_SUPPLIED INFORMATION:_
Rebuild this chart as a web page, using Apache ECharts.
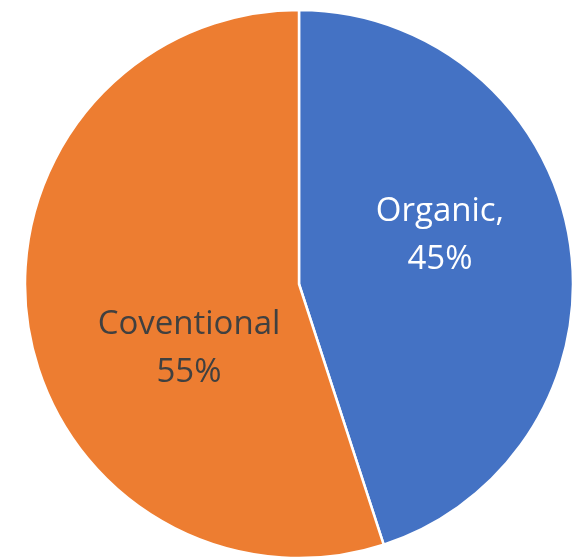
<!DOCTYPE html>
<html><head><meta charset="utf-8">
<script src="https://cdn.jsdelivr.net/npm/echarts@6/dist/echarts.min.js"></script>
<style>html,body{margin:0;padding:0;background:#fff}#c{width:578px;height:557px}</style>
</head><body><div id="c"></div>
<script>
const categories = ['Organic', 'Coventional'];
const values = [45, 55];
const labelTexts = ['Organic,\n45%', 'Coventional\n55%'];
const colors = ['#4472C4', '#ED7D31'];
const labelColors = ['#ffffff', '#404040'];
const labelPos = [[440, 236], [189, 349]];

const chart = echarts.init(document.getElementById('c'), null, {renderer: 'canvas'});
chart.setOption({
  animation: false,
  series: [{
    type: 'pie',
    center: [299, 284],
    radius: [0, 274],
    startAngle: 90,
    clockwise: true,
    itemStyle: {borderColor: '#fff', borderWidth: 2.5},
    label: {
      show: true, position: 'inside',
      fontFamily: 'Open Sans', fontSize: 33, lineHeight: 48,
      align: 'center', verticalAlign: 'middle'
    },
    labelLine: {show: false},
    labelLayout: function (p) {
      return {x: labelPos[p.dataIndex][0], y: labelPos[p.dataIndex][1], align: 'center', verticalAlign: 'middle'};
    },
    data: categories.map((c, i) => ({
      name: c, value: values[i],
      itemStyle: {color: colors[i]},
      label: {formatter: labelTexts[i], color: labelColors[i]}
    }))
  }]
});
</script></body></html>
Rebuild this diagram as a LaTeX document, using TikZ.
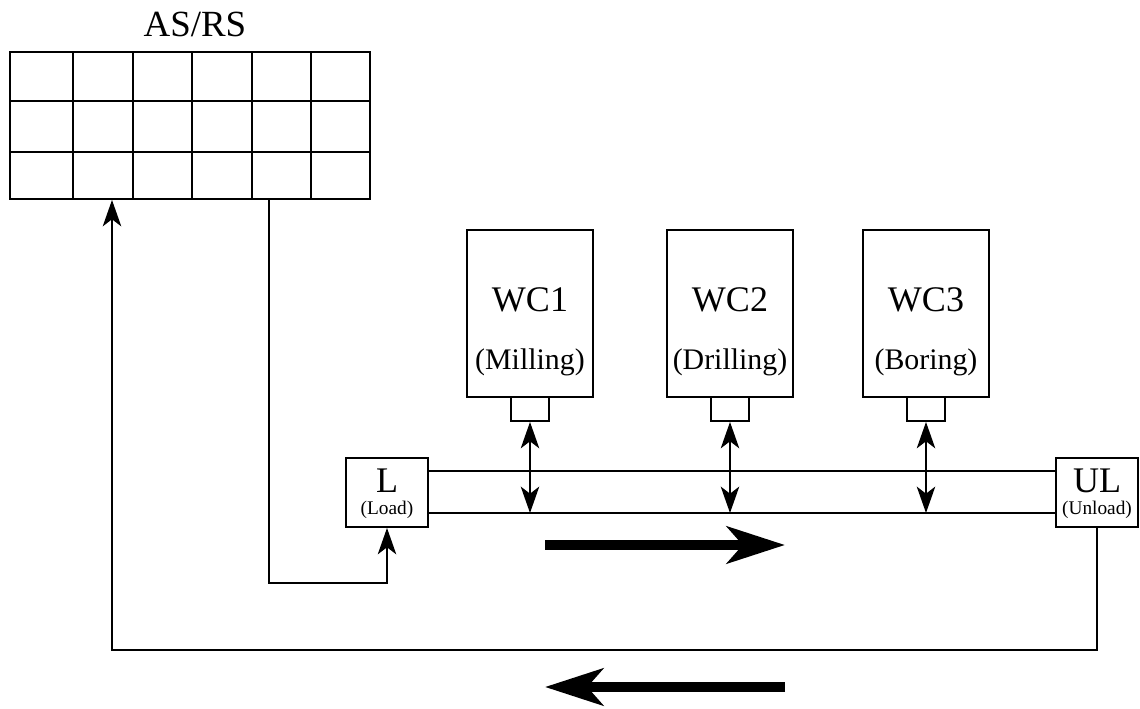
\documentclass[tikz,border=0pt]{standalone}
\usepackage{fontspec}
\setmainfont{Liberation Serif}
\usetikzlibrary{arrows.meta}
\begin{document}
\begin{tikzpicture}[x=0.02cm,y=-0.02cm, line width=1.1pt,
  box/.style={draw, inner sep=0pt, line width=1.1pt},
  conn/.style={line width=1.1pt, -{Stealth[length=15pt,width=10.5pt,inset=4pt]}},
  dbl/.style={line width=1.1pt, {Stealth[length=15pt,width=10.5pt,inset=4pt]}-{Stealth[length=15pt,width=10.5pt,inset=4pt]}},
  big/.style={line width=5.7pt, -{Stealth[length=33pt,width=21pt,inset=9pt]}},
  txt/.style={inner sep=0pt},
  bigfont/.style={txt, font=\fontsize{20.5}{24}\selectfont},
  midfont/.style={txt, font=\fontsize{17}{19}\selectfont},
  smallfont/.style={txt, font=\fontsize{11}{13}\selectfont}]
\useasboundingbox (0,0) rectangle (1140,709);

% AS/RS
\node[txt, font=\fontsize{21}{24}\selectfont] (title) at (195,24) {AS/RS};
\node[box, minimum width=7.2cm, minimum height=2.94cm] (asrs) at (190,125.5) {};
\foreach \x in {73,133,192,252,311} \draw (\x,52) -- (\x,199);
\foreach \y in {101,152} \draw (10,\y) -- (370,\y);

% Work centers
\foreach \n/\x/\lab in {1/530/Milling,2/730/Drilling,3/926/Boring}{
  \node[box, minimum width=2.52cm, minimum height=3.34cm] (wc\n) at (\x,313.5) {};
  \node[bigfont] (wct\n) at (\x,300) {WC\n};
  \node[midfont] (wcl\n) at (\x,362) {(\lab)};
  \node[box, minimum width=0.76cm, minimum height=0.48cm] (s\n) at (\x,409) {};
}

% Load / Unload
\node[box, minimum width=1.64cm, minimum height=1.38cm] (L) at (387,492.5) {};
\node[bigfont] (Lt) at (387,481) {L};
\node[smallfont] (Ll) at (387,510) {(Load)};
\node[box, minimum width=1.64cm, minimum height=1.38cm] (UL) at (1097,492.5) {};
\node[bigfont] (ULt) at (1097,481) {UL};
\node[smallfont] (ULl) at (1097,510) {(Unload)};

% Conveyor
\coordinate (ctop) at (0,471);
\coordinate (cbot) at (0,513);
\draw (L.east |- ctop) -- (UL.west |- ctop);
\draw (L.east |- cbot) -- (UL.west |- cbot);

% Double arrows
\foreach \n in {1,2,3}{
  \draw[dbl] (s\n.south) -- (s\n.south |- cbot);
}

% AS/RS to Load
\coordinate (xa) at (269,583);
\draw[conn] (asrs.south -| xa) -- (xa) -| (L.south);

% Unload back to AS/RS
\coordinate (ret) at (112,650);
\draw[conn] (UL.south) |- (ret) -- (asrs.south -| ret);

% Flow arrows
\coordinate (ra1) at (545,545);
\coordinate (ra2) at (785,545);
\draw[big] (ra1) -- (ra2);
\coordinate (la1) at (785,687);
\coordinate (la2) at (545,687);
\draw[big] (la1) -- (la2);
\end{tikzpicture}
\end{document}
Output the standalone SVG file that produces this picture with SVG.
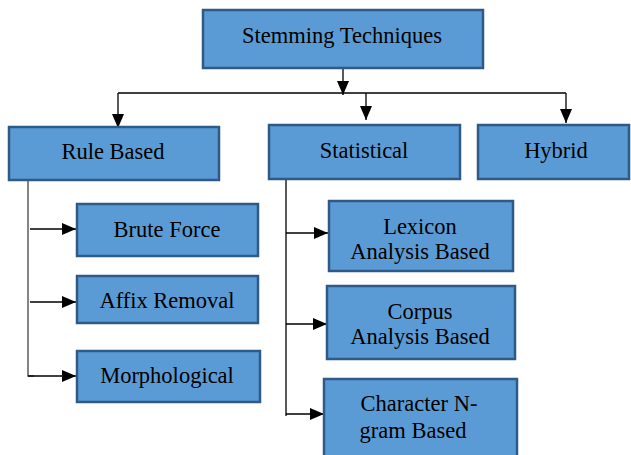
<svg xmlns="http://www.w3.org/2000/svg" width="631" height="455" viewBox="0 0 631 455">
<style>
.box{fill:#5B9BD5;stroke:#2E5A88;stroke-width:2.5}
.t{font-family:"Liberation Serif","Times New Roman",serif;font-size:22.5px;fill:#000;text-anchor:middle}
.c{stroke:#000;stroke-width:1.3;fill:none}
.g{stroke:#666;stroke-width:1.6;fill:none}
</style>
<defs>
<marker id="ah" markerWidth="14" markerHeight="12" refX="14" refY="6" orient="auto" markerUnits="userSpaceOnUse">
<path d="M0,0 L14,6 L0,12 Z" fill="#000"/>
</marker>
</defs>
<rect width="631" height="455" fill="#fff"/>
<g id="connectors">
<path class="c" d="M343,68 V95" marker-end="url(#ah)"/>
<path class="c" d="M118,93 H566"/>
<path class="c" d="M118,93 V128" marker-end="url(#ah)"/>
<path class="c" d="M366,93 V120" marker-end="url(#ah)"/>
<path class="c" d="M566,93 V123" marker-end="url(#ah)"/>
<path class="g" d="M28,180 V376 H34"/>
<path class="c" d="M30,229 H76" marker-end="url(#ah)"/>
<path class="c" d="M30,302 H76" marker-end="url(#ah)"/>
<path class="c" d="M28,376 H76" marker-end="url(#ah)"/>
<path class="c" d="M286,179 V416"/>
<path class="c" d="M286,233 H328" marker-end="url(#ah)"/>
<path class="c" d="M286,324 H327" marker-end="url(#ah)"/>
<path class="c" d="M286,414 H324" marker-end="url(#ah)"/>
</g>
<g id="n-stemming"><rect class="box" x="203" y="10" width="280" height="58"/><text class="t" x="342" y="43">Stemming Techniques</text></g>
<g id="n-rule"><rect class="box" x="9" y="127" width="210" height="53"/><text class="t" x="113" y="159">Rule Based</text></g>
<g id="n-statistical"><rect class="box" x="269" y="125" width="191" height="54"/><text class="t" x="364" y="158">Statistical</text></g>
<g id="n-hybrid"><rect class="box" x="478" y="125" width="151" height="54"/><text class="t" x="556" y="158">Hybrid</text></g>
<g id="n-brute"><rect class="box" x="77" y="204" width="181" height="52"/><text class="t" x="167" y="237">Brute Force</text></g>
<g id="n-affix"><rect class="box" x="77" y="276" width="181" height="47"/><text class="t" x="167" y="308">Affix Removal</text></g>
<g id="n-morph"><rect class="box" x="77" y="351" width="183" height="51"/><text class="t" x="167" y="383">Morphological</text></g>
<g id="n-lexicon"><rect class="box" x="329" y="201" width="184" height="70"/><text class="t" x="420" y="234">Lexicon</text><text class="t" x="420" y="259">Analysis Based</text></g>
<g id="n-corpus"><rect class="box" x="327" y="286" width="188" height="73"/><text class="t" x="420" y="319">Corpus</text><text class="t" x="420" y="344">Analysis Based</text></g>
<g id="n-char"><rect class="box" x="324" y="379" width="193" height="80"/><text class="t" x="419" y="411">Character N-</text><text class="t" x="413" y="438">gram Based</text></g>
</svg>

_TASK BRIEF:_ Write out an exact copy of the listing, first line through the line containing "const labelPos = [[440, 236], [189, 349]];", with the pictures left out.

_WRITTEN SOLUTION:_
Rebuild this chart as a web page, using Apache ECharts.
<!DOCTYPE html>
<html><head><meta charset="utf-8">
<script src="https://cdn.jsdelivr.net/npm/echarts@6/dist/echarts.min.js"></script>
<style>html,body{margin:0;padding:0;background:#fff}#c{width:578px;height:557px}</style>
</head><body><div id="c"></div>
<script>
const categories = ['Organic', 'Coventional'];
const values = [45, 55];
const labelTexts = ['Organic,\n45%', 'Coventional\n55%'];
const colors = ['#4472C4', '#ED7D31'];
const labelColors = ['#ffffff', '#404040'];
const labelPos = [[440, 236], [189, 349]];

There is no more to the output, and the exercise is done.